La crise sociale comme vecteur de diffusion de la xénophobie
Enfin, la banalisation du RN et son discours sur le pouvoir d’achat lui ont-ils permis de progresser sans nécessairement diffuser ses idées xénophobes et identitaires ? C’est un des postulats sous-jacents du livre Une histoire du conflit politique (Seuil, 2023) de Julia Cagé et Thomas Piketty. Selon ce dernier, « si les ouvriers des villages et des bourgs ont basculé en partie vers le RN, ce n’est pas du fait d’un vote anti-immigrés mais d’abord d’un sentiment d’abandon socio-économique ». Un point de vue peu partagé par d’autres spécialistes de la sociologie électorale.

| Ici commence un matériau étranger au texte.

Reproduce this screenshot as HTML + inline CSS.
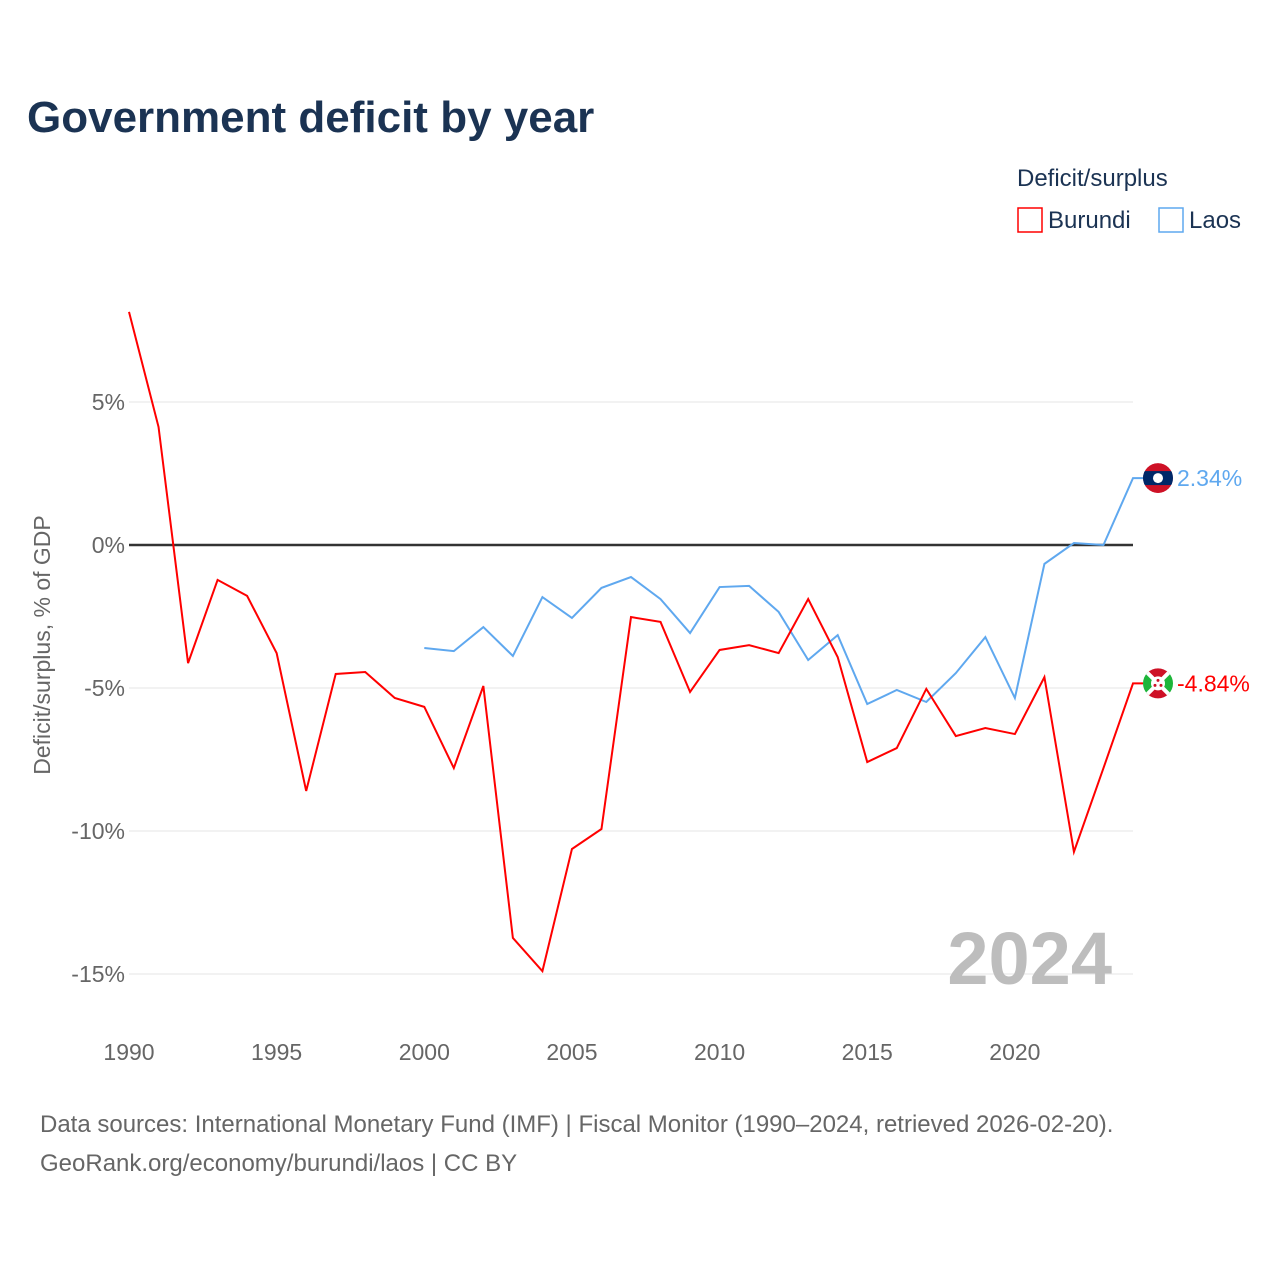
<!DOCTYPE html>
<html><head><meta charset="utf-8">
<style>
body{margin:0;background:#fff;font-family:"Liberation Sans",sans-serif}
svg text{font-family:"Liberation Sans",sans-serif}
</style></head><body>
<svg width="1280" height="1280" viewBox="0 0 1280 1280" xmlns="http://www.w3.org/2000/svg">
<defs>
<clipPath id="clipL"><circle cx="1158" cy="478" r="15"/></clipPath>
<clipPath id="clipB"><circle cx="1158" cy="683.4" r="15"/></clipPath>
</defs>
<rect width="1280" height="1280" fill="#fff"/>
<text x="27" y="132" font-size="44" font-weight="bold" fill="#1b3353">Government deficit by year</text>
<text x="1017" y="186" font-size="24" fill="#1b3353">Deficit/surplus</text>
<g><rect x="1018" y="208" width="24" height="24" fill="none" stroke="#f00" stroke-width="1.5"/><text x="1048" y="228" font-size="24" fill="#1b3353">Burundi</text></g>
<g><rect x="1159" y="208" width="24" height="24" fill="none" stroke="#5fa8ef" stroke-width="1.5"/><text x="1189" y="228" font-size="24" fill="#1b3353">Laos</text></g>
<g id="grid"></g>
<text x="1112" y="984" font-size="74" font-weight="bold" fill="#bdbdbd" text-anchor="end">2024</text>
<g id="plot"></g>
<text transform="translate(50,645) rotate(-90)" font-size="23" fill="#666" text-anchor="middle">Deficit/surplus, % of GDP</text>
<text x="40" y="1132" font-size="24" fill="#666">Data sources: International Monetary Fund (IMF) | Fiscal Monitor (1990–2024, retrieved 2026-02-20).</text>
<text x="40" y="1171" font-size="24" fill="#666">GeoRank.org/economy/burundi/laos | CC BY</text>
</svg>
<script>
const yTicks=[5,0,-5,-10,-15];
const yTickLabels=["5%","0%","-5%","-10%","-15%"];
const xTicks=[1990,1995,2000,2005,2010,2015,2020];
const burundiYears=[1990,1991,1992,1993,1994,1995,1996,1997,1998,1999,2000,2001,2002,2003,2004,2005,2006,2007,2008,2009,2010,2011,2012,2013,2014,2015,2016,2017,2018,2019,2020,2021,2022,2023,2024];
const burundiValues=[8.15,4.13,-4.13,-1.22,-1.78,-3.78,-8.6,-4.51,-4.44,-5.35,-5.66,-7.8,-4.93,-13.74,-14.9,-10.63,-9.93,-2.52,-2.69,-5.14,-3.67,-3.5,-3.78,-1.89,-3.92,-7.59,-7.1,-5.03,-6.68,-6.4,-6.61,-4.62,-10.73,-7.8,-4.84];
const laosYears=[2000,2001,2002,2003,2004,2005,2006,2007,2008,2009,2010,2011,2012,2013,2014,2015,2016,2017,2018,2019,2020,2021,2022,2023,2024];
const laosValues=[-3.6,-3.71,-2.87,-3.88,-1.82,-2.55,-1.5,-1.12,-1.89,-3.08,-1.47,-1.43,-2.34,-4.02,-3.15,-5.56,-5.07,-5.49,-4.48,-3.22,-5.35,-0.66,0.07,0.0,2.34];
const NS="http://www.w3.org/2000/svg";
const X=y=>129+(y-1990)*(1133-129)/34;
const Y=v=>545-v*28.6;
function mk(t,a,p){const e=document.createElementNS(NS,t);for(const k in a)e.setAttribute(k,a[k]);p.appendChild(e);return e;}
const grid=document.getElementById('grid'),plot=document.getElementById('plot');
yTicks.forEach((v,i)=>{
 if(v!==0){const l=mk('line',{x1:129,x2:1133,y1:Y(v),y2:Y(v),stroke:'#e6e6e6','stroke-width':1},grid);
 
 }
 const t=mk('text',{x:125,y:Y(v)+8,'font-size':23,fill:'#666','text-anchor':'end'},grid);t.textContent=yTickLabels[i];
 
 
});
xTicks.forEach(y=>{const t=mk('text',{x:X(y),y:1060,'font-size':23,fill:'#666','text-anchor':'middle'},grid);t.textContent=y;
 
 });
const z=mk('line',{x1:129,x2:1133,y1:Y(0),y2:Y(0),stroke:'#333','stroke-width':2.5},plot);


function series(ys,vs,c,name){
 const pts=ys.map((y,i)=>X(y)+','+Y(vs[i]));
 const last=vs[vs.length-1];
 pts.push((X(ys[ys.length-1])+25)+','+Y(last));
 const p=mk('polyline',{points:pts.join(' '),fill:'none',stroke:c,'stroke-width':2},plot);
 
 
 const cx=X(ys[ys.length-1])+25,cy=Y(last);
 const f=mk('g',{'clip-path':name==='laos'?'url(#clipL)':'url(#clipB)'},plot);
 
 
 if(name==='laos'){mk('circle',{cx,cy,r:15,fill:'#ce1126'},f);mk('rect',{x:cx-15,y:cy-7,width:30,height:14,fill:'#002868'},f);mk('circle',{cx,cy,r:5,fill:'#fff'},f);}
 else{mk('circle',{cx,cy,r:15,fill:'#fff'},f);
  mk('path',{d:`M${cx-16},${cy-16}L${cx+16},${cy-16}L${cx},${cy}Z M${cx-16},${cy+16}L${cx+16},${cy+16}L${cx},${cy}Z`,fill:'#ce1126'},f);
  mk('path',{d:`M${cx-16},${cy-16}L${cx-16},${cy+16}L${cx},${cy}Z M${cx+16},${cy-16}L${cx+16},${cy+16}L${cx},${cy}Z`,fill:'#1eb53a'},f);
  mk('line',{x1:cx-16,y1:cy-16,x2:cx+16,y2:cy+16,stroke:'#fff','stroke-width':4},f);
  mk('line',{x1:cx+16,y1:cy-16,x2:cx-16,y2:cy+16,stroke:'#fff','stroke-width':4},f);
  mk('circle',{cx,cy,r:7,fill:'#fff'},f);
  mk('circle',{cx,cy:cy-3,r:1.5,fill:'#ce1126'},f);mk('circle',{cx:cx-3,cy:cy+2,r:1.5,fill:'#ce1126'},f);mk('circle',{cx:cx+3,cy:cy+2,r:1.5,fill:'#ce1126'},f);}
 const t=mk('text',{x:cx+19,y:cy+8,'font-size':23,fill:c},plot);t.textContent=last.toFixed(2)+'%';
 
 
}
series(laosYears,laosValues,'#5fa8ef','laos');
series(burundiYears,burundiValues,'#f00','burundi');
</script>
</body></html>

« La grande force de Marine Le Pen est d’être parvenue à articuler les préoccupations sociales avec le cœur historique de son logiciel qui sont les questions identitaires et sécuritaires », rétorque Jérôme Fourquet. « Dans une société où s’intensifient les concurrences du marché du travail, mais aussi sur l’accès aux services publics, au logement, à la santé, l’idée du « nous d’abord » progresse. Ce « nous d’abord » peut donc créer une adhésion au discours de la préférence nationale », ajoute le sociologue Ugo Palheta. Dès lors, la crise sociale devient un vecteur important de diffusion des idées d’extrême droite. En premier lieu en direction d’un électorat populaire historiquement à droite, qui se contente des propositions libérales du RN « pour le pouvoir d’achat », basées sur des baisses d’impôts, de cotisations et de taxes.
Malgré tout, le tour d’horizon de ces différentes études sur les idées des Français amène à un autre constat : celles portées par la gauche, sur les services publics, les salaires, le blocage des prix, sont très largement majoritaires. « Mais aujourd’hui, tandis que Le Pen est présentée médiatiquement comme l’alternative principale à Macron, la gauche n’est pas vue comme une alternance crédible », analyse Ugo Palheta. Et ne réussit pas à imposer ses thèmes et sa vision du monde dans le débat public.